Use case diagrams, show the interactions between a system and its environment.
Sequence diagrams, show interactions between actors and the system and between system components.
Class diagrams, show the object classes in the system and the associations between these classes.
State diagrams, show how the system reacts to internal and external events.
Context models
Used to illustrate the operational
context of a system - they show what lies outside the system boundaries.
Social and organizational concerns may affect the decision on where to position system boundaries.
Architectural models show the system and its relationship with other systems.
Process Models
Process models reveal how the system being developed is used in broader business processes.
Interaction models
Modeling user interaction is important as it helps to identify user requirements.
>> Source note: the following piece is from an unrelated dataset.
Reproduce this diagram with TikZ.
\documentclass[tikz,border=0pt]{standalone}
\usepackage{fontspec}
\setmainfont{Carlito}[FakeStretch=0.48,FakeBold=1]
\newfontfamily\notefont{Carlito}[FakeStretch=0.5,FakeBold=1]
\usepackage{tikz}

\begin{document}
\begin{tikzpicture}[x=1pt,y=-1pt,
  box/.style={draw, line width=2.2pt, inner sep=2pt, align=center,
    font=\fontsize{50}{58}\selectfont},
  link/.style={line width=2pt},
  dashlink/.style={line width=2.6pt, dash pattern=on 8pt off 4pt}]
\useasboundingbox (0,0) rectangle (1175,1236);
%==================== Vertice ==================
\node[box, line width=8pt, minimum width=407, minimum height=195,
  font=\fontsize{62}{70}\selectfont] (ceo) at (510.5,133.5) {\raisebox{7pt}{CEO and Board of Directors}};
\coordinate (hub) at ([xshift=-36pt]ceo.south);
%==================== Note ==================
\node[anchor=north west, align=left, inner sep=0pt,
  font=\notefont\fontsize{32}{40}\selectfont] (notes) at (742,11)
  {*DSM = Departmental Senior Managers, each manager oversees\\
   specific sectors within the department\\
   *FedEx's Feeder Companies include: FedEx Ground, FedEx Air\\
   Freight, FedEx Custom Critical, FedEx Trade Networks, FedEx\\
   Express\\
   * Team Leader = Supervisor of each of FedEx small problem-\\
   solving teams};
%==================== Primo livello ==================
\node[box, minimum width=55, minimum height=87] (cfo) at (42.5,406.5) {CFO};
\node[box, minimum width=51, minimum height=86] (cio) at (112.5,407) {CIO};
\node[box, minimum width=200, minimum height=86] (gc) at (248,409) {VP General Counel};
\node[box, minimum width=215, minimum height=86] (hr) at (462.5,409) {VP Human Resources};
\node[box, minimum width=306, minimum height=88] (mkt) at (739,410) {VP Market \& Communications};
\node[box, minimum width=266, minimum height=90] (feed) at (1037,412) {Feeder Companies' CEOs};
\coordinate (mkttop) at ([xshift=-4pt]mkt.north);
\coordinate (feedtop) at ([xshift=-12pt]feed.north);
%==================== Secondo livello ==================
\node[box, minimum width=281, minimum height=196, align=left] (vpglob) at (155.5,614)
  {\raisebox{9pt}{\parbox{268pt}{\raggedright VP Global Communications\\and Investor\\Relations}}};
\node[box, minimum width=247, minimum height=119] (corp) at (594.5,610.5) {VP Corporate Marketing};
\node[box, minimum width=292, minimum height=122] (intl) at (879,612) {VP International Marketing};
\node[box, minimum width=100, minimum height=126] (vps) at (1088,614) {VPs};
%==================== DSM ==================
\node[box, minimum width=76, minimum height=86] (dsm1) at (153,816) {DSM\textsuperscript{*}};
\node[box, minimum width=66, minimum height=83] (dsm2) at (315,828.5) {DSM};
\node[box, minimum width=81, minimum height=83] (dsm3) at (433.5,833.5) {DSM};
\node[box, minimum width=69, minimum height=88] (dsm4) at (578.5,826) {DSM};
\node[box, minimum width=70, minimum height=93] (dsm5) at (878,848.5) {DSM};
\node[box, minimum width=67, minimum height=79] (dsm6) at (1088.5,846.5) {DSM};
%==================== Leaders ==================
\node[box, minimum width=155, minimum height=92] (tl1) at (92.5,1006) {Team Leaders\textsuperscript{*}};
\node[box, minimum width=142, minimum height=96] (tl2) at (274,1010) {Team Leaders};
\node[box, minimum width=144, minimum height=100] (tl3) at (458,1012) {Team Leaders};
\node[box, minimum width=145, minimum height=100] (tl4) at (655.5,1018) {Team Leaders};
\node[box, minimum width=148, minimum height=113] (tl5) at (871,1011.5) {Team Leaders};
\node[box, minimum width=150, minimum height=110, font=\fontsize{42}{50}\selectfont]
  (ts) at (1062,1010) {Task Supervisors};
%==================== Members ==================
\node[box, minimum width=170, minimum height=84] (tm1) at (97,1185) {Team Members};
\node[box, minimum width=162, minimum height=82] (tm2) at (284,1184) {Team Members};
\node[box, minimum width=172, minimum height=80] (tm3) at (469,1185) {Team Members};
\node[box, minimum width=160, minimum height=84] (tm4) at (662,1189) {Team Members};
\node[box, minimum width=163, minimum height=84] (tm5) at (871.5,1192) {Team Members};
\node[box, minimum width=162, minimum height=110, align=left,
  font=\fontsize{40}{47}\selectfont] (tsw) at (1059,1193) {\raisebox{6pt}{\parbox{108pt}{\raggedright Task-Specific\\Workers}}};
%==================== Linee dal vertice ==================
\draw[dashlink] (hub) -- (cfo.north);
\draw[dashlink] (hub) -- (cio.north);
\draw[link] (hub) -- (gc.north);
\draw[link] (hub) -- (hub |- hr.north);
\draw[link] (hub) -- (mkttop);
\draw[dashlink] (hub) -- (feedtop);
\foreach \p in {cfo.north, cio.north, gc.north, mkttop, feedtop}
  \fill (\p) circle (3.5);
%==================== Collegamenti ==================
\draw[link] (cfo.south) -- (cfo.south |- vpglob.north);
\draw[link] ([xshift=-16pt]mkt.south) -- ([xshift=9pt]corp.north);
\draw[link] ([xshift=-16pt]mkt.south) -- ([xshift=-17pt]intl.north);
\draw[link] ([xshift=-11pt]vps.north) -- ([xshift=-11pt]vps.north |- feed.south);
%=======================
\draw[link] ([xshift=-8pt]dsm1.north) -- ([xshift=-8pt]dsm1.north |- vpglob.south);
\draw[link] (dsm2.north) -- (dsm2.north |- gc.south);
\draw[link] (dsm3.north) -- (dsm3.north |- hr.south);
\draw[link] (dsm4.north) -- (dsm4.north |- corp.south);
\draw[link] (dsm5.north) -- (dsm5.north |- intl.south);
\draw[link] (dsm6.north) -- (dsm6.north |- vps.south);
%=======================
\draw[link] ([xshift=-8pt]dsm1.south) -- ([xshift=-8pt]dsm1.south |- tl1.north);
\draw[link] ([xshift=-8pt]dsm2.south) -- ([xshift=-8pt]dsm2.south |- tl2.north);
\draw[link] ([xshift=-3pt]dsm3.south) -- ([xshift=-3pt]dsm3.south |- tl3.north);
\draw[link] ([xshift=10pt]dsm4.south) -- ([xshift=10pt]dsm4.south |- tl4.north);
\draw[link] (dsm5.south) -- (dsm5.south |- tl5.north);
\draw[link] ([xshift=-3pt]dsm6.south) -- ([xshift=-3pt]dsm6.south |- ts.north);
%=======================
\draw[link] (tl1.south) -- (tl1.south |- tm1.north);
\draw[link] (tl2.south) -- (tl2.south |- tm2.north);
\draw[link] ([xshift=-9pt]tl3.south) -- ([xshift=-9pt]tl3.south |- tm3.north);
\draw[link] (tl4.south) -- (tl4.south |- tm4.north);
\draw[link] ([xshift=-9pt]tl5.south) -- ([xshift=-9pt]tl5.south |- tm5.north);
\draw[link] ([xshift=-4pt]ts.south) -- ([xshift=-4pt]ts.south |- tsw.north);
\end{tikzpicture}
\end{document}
Modeling system-to-system interaction highlights the communication problems that may arise.
Modeling component interaction helps us understand if a proposed system structure is likely to deliver the required system performance.
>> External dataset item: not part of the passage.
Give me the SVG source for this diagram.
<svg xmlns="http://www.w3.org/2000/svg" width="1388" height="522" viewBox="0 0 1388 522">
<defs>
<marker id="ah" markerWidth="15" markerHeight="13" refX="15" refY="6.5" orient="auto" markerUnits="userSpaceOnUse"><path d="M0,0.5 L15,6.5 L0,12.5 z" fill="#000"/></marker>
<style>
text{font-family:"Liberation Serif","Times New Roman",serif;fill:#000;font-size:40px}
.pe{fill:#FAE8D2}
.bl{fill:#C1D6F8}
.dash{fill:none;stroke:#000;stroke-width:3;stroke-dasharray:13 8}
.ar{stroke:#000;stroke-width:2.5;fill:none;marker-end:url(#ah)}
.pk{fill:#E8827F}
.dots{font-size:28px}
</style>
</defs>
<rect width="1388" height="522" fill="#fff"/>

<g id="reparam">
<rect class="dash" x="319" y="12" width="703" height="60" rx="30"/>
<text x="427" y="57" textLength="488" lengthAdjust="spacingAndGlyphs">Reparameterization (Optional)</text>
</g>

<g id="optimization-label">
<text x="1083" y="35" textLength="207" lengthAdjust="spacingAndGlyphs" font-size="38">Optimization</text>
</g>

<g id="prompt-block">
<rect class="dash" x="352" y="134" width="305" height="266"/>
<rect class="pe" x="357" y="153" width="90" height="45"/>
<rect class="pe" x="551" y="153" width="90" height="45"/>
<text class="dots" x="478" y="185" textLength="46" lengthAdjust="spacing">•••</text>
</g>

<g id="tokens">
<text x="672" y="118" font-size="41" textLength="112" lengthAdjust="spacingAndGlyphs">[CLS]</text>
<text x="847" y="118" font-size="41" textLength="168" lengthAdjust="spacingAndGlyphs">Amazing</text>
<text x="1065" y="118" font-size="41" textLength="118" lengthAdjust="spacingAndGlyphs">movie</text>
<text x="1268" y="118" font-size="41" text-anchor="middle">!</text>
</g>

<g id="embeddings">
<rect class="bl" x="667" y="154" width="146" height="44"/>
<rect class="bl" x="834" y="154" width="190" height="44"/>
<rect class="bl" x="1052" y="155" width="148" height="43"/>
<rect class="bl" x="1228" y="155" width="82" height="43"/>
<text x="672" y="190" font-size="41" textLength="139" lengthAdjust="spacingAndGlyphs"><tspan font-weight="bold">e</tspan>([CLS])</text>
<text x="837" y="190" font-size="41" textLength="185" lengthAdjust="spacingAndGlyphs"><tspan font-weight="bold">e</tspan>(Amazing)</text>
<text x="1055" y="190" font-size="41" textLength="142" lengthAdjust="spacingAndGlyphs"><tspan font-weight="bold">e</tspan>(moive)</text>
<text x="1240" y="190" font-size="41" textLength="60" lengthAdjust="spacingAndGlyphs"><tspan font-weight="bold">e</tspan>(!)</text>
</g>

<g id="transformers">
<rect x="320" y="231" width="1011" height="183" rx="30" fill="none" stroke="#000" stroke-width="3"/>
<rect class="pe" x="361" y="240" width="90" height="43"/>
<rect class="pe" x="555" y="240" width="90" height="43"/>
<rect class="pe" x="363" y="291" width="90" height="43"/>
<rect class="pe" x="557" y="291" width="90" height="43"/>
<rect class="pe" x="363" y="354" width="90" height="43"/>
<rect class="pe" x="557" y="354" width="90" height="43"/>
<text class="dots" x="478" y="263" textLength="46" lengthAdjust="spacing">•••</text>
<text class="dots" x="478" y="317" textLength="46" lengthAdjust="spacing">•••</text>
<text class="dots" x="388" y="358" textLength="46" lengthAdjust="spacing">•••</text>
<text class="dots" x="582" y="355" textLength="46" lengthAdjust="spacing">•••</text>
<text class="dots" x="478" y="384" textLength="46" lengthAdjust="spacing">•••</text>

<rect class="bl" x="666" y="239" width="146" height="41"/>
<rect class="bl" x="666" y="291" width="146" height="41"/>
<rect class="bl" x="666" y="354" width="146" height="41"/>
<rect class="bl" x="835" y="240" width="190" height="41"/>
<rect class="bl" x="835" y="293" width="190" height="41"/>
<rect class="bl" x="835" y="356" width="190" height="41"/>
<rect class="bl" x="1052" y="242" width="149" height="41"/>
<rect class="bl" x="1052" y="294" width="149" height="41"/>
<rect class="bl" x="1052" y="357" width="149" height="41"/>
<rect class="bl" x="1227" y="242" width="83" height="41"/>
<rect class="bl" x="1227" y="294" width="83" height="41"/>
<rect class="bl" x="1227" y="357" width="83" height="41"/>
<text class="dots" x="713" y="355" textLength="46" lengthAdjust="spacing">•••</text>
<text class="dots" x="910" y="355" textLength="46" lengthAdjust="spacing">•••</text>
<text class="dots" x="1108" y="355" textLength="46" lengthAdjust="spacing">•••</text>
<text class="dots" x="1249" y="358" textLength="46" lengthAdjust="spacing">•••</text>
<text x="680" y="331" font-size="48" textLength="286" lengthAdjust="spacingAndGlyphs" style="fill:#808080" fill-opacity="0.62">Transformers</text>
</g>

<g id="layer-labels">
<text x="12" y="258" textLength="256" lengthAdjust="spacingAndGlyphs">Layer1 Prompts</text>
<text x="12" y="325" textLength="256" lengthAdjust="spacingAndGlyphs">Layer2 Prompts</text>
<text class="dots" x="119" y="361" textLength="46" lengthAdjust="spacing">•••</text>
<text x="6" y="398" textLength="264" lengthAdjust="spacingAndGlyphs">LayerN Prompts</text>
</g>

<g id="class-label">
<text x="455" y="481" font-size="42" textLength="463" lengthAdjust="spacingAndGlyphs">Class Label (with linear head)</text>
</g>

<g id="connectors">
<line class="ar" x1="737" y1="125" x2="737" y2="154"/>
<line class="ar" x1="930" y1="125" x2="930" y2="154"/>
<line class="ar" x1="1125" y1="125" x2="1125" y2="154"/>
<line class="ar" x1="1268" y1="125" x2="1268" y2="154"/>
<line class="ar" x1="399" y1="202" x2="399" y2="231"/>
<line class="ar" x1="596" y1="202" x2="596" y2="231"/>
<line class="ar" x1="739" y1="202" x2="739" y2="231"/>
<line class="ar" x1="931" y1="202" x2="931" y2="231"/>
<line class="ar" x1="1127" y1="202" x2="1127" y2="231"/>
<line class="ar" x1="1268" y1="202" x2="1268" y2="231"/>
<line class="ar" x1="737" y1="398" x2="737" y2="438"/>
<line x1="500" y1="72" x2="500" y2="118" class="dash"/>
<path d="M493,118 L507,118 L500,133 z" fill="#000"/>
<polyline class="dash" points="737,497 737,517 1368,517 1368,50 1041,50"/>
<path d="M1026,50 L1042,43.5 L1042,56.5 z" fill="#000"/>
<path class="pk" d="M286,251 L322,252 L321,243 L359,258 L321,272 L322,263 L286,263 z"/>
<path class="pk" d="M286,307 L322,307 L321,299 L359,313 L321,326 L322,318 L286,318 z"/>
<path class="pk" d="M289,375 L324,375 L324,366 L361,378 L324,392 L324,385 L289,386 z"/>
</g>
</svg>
Use case diagrams and sequence diagrams may be used for interaction modeling.
Use case modeling
Were developed originally to support requirements elicitation and now incorporated into the UML.
Each use case represents a discrete task that involves external interaction with a system.
Actors in a use case may be people or other systems.
Represented diagrammatically to provide an overview of the use case.
Sequence diagrams
Sequence diagrams are part of the UML and are used to model the interactions between the actors and the objects within a system.
A sequence diagram shows the sequence of interactions that take place during a particular use case.
Structural models
Structural models display the organization (architecture) of a system in terms of the components that make up that system and their relationships.
Structural models may be static models.
You create structural models of a system when you are discussing and designing the system architecture.
Class diagrams
Class diagrams are used when developing an object-oriented system model to show the classes in a system and the associations between these classes.
Object class aggregation models
An aggregation model shows how classes that are collections are composed of other classes.
Behavioral models
They show what happens, or what is supposed to happen, when a system responds to a stimulus from its environment.
You can think of these stimuli as being of two types:
▪ Data: Some data arrives that has to be processed by the system.
▪ Events: Some event happens that triggers system processing.
Data-driven modeling
Show the sequence of actions
involved in processing input data and generating an associated output.
Event-driven modeling
Show how a system responds to external and internal events.
State machine models
These model the behavior of the system in response to external and internal events.